One would notice in the five games the Caps played coming out of the break, four of them were played on the road, whereas four of the five games preceding the break were played on home ice.  And, there is the matter of the quality of competition.  The five teams the Caps faced immediately after the break had a combined record similar to that of the five teams they faced heading into the break.  Their 149-110-35 combined record was a 94-point pace, just as it was for those five teams the Caps faced before the break (the Detroit Red Wings were the only team Washington faced in both the five games preceding and the five games after the bye).

The things that worked for the Caps leading up to the bye week were left in baggage claim upon their return to D.C. after the break – offense and special teams.  The scoring defense and goaltending were not bad, the Caps allowing two more goals in the post-bye five game span (11), and the goaltending was, on the whole, very good once more with a combined 1.99 goals against average and a .930 save percentage. 

However, the offense didn’t make it back to Washington in time to resume the schedule after the break.  Washington managed only 11 goals in the five games, fewer than half of what they recorded in the five games before the break, despite recording precisely the same number of shots on goal (148).

Then there were special teams, which in no way could have been called “special” in a good way.  The Caps were just 2-for-12 on the power play in the five games upon their return (16.7 percent) and killed just seven of ten shorthanded situations (70.0 percent) for an anemic 86.7 on the special teams index, a drop of almost 45 points from what they had before the break.  The Caps went from a goal differential of plus-5 before the break (five power play goals scored and one goal scored shorthanded, to one power play goal allowed) to minus-1 in the five games after the break (two power play goals for, three against).

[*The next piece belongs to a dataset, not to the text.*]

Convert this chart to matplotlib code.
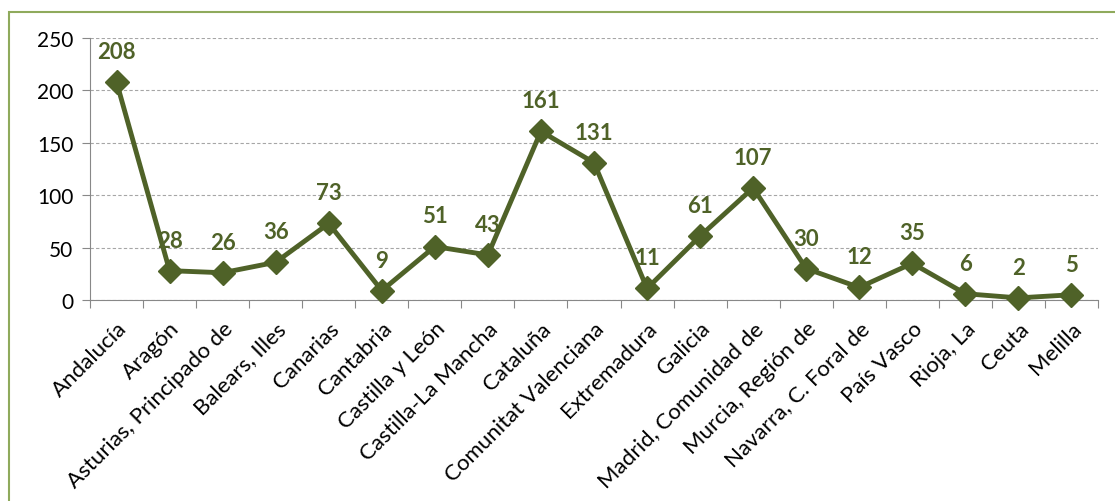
import matplotlib.pyplot as plt
from matplotlib.patches import Rectangle

# DATA
regiones = ["Andalucía", "Aragón", "Asturias, Principado de", "Balears, Illes",
            "Canarias", "Cantabria", "Castilla y León", "Castilla-La Mancha",
            "Cataluña", "Comunitat Valenciana", "Extremadura", "Galicia",
            "Madrid, Comunidad de", "Murcia, Región de", "Navarra, C. Foral de",
            "País Vasco", "Rioja, La", "Ceuta", "Melilla"]
valores = [208, 28, 26, 36, 73, 9, 51, 43, 161, 131, 11, 61, 107, 30, 12, 35, 6, 2, 5]
y_ticks = [0, 50, 100, 150, 200, 250]

LINE_GREEN = "#4F6228"
BORDER_GREEN = "#8FAA5C"

plt.rcParams['font.family'] = ['Lato', 'DejaVu Sans']

fig = plt.figure(figsize=(11.15, 5.02), dpi=100)
ax = fig.add_axes([90 / 1115, 1 - 301 / 502, (1098 - 90) / 1115, (301 - 39) / 502])

# frame around the chart (cropped at right and bottom)
fig.patches.append(Rectangle((9 / 1115, -0.05), 1.2, 1 - 13 / 502 + 0.05,
                             transform=fig.transFigure, fill=False,
                             edgecolor=BORDER_GREEN, linewidth=1.5))

x = list(range(len(regiones)))
ax.plot(x, valores, color=LINE_GREEN, linewidth=3.5, marker="D", markersize=12,
        markerfacecolor=LINE_GREEN, markeredgecolor=LINE_GREEN, zorder=3,
        clip_on=False)

for xi, v in zip(x, valores):
    ax.annotate(str(v), (xi, v), xytext=(0, 22), textcoords="offset points",
                ha="center", va="center", fontsize=16, fontweight="bold",
                color=LINE_GREEN)

ax.set_xlim(-0.5, len(regiones) - 0.5)
ax.set_ylim(0, 250)
ax.set_yticks(y_ticks)
ax.tick_params(axis="y", labelsize=15, length=6, color="#888888", pad=6)
ax.grid(axis="y", linestyle=(0, (3, 2)), color="#A6A6A6", linewidth=0.8)
ax.set_axisbelow(True)

# category boundary ticks on the x axis
ax.set_xticks([i - 0.5 for i in range(len(regiones) + 1)], minor=False)
ax.set_xticklabels([])
ax.tick_params(axis="x", length=6, color="#888888", direction="out")
ax.set_xticks(x, minor=True)
ax.set_xticklabels(regiones, minor=True, rotation=45, ha="right",
                   rotation_mode="anchor", fontsize=16)
ax.tick_params(axis="x", which="minor", length=0, pad=13)

for side in ["top", "right"]:
    ax.spines[side].set_visible(False)
for side in ["left", "bottom"]:
    ax.spines[side].set_color("#888888")

fig.savefig("out.png", dpi=100)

Possession numbers slipped rather significantly, from that 52.28 percent before the break to 46.90 percent in the five games coming out of it.  The numbers were worse in tied (44.81 percent) and close situations (46.64) but that small population size issue might apply here as well.  That the Caps could still maintain a shots-plus-save percentage value of 1022 (and, indirectly, achieve a record as good as 2-2-1) was a product of a 5-on-5 save percentage better in these five games (.944) than what they had in the five games going into the break (.922). 

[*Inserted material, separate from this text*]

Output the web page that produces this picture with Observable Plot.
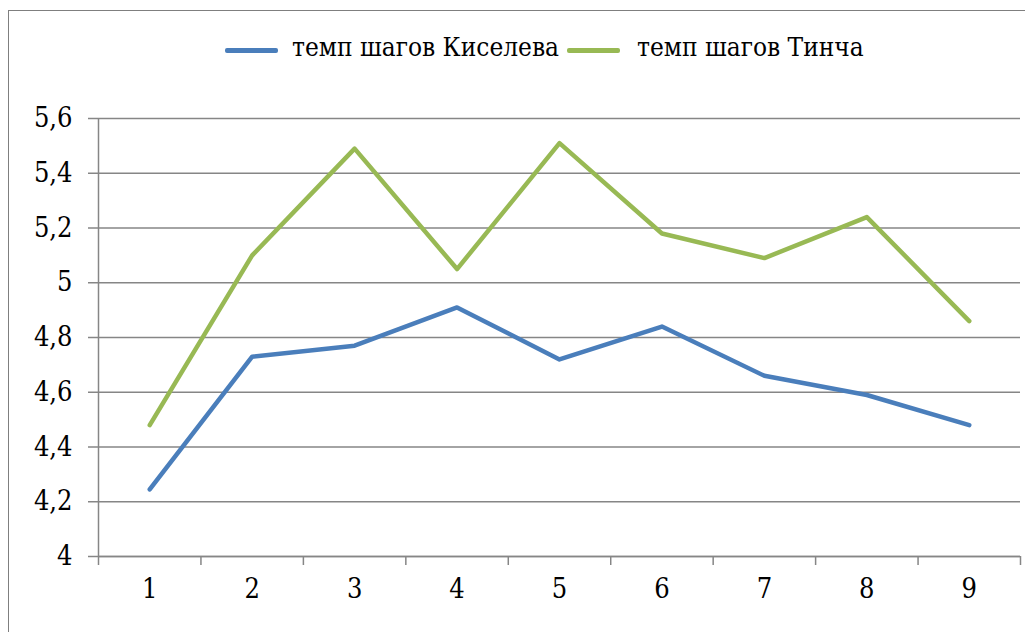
<!DOCTYPE html>
<html><head><meta charset="utf-8">
<script src="https://cdn.jsdelivr.net/npm/d3@7"></script>
<script src="https://cdn.jsdelivr.net/npm/@observablehq/plot@0.6"></script>
<style>
html,body{margin:0;padding:0;background:#fff;width:1025px;height:632px;overflow:hidden;}
#frame{position:absolute;left:8px;top:10px;width:1100px;height:700px;border:1.5px solid #7f7f7f;box-sizing:border-box;}
#legend{position:absolute;left:0;top:32px;width:1025px;height:36px;font-family:"DejaVu Serif Condensed","DejaVu Serif";font-stretch:condensed;font-size:26px;color:#000;}
.item{position:absolute;top:0;white-space:nowrap;}
.sw{position:absolute;top:16px;width:53px;height:5px;border-radius:2px;}
#chart{position:absolute;left:0;top:100px;}
</style></head><body>
<div id="frame"></div>
<div id="legend"></div>
<div id="chart"></div>
<script>
const steps = [1, 2, 3, 4, 5, 6, 7, 8, 9];
const kiselev = [4.245, 4.73, 4.77, 4.91, 4.72, 4.84, 4.66, 4.59, 4.48];
const tinch = [4.48, 5.10, 5.49, 5.05, 5.51, 5.18, 5.09, 5.24, 4.86];
const seriesNames = ["темп шагов Киселева", "темп шагов Тинча"];
const seriesColors = ["#4a7ebb", "#98b954"];
const yTicks = [4, 4.2, 4.4, 4.6, 4.8, 5, 5.2, 5.4, 5.6];

const data = [];
steps.forEach((s, i) => {
  data.push({step: s, value: kiselev[i], series: seriesNames[0]});
  data.push({step: s, value: tinch[i], series: seriesNames[1]});
});
const bounds = steps.map(s => s - 0.5).concat([steps[steps.length - 1] + 0.5]);
const fmt = d => String(+d.toFixed(1)).replace(".", ",");
const font = {fontFamily: "DejaVu Serif Condensed", fontSize: 27, fontStretch: "condensed"};

const plot = Plot.plot({
  width: 1025,
  height: 532,
  marginLeft: 98,
  marginRight: 5,
  marginTop: 18,
  marginBottom: 76,
  style: {fontFamily: "DejaVu Serif Condensed", fontSize: "27px", color: "#000", background: "transparent"},
  x: {type: "linear", domain: [0.5, 9.5]},
  y: {domain: [4, 5.6]},
  color: {domain: seriesNames, range: seriesColors},
  marks: [
    Plot.gridY(yTicks, {stroke: "#868686", strokeOpacity: 1, strokeWidth: 1.5}),
    Plot.axisY(yTicks, {tickSize: 10, tickPadding: 16, tickFormat: fmt, stroke: "#868686", strokeWidth: 1.5, fill: "#000", label: null, ...font}),
    Plot.axisX(steps, {tickSize: 0, tickPadding: 22, tickFormat: d => String(d), fill: "#000", label: null, ...font}),
    Plot.axisX(bounds, {tickSize: 9, tickFormat: () => "", stroke: "#868686", strokeWidth: 1.5, label: null}),
    Plot.ruleY([4], {stroke: "#868686", strokeWidth: 1.5}),
    Plot.ruleX([0.5], {stroke: "#868686", strokeWidth: 1.5}),
    Plot.line(data, {x: "step", y: "value", z: "series", stroke: "series", strokeWidth: 4.5, strokeLinejoin: "round", strokeLinecap: "round"})
  ]
});
d3.select(plot).selectAll("text")
  .attr("font-family", "DejaVu Serif Condensed")
  .attr("font-stretch", "condensed")
  .attr("font-size", 27);
document.getElementById("chart").appendChild(plot);

const legend = document.getElementById("legend");
const legendPos = [[225, 292], [567, 637]];
seriesNames.forEach((n, i) => {
  const sw = document.createElement("div");
  sw.className = "sw";
  sw.style.left = legendPos[i][0] + "px";
  sw.style.background = seriesColors[i];
  legend.appendChild(sw);
  const t = document.createElement("div");
  t.className = "item";
  t.style.left = legendPos[i][1] + "px";
  t.textContent = n;
  legend.appendChild(t);
});
</script>
</body></html>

The goaltending stands out at the individual level for how flipped it was from the five games before the streak.  Holtby got three of the starts, but he rose to the occasions nicely, stopping 84 of 88 shots he faced (.955 save percentage, compared to .893 before the break) while posting a 1.30 goals against average on his way to a 2-0-1 record.  On the other hand, Philipp Grubauer slipped some, but that was more a case of one bad game.  In his two starts he stopped 49 of 55 shots (.891 save percentage, compared to 1.000 before the break on a shutout in his lone appearance) and posted a 3.08 goals against average.  However, there was that four goals on 25 shots effort in a 5-2 loss to the Nashville Predators in the fifth of the five games the Caps played coming out of the bye.

As for the skaters, the Caps did spread things around, but it is hard to spread 11 goals very far.  Eight players shared in those 11 goals scored, Evgeny Kuznetsov leading the team with three and Tom Wilson right behind him with a pair to account for the multiple goal scoring. What the Caps did not get was a goal from a defenseman in those five games, but then again, they had only one in the five games leading up to the break (John Carlson). 

Alex Ovechkin had only one goal, that coming on a power play, but that wasn’t the strangest set of number he had coming out of the bye.  He had only 11 shots on goal, the same number as Nicklas Backstrom and Marcus Johansson, and fewer than Kuznetsov (14) and Carlson (20).

Fourteen skaters recorded points in the five games after the break, but what is perhaps more noteworthy is that the Caps employed 21 skaters in those five games (19 in the five games before the break).  Three starters for the Caps missed two games apiece – Brooks Orpik, T.J. Oshie, and Matt Niskanen – and Nate Schmidt missed one.

In the end…

If balance was the word associated with momentum for the Caps in the five games before the break, then continuity (or the lack of it) might be associated with the inability to sustain that momentum after the break.  Successful runs come to an end, and slumps ensue, but for it to happen to the Caps as abruptly as it did immediately after the break suggests at least the possibility that the break from game action diminished whatever sense of urgency or intensity they had going into it. 

Maybe that’s a leap of imagination, given that we have one year’s worth of experience to go on as the Caps head into this year’s break, but there is still an ominous air about it.  After all, that 2-2-1 start right out of the blocks after the bye became a sluggish run of 6-6-2 before the Caps righted themselves to finish the regular season with a 10-2-0 record in their last dozen games.  

The Caps have not had that extended run of success this season such as that 19-2-1 record they posted in the run-up to last year’s bye week.  It gives them a bit less margin for error this time around than last season as they come out the other side. How the Caps come out of the break will be something of which to be mindful, especially with such a light schedule – four games in 18 days – coming out of the break. Momentum lost is momentum hard to regain.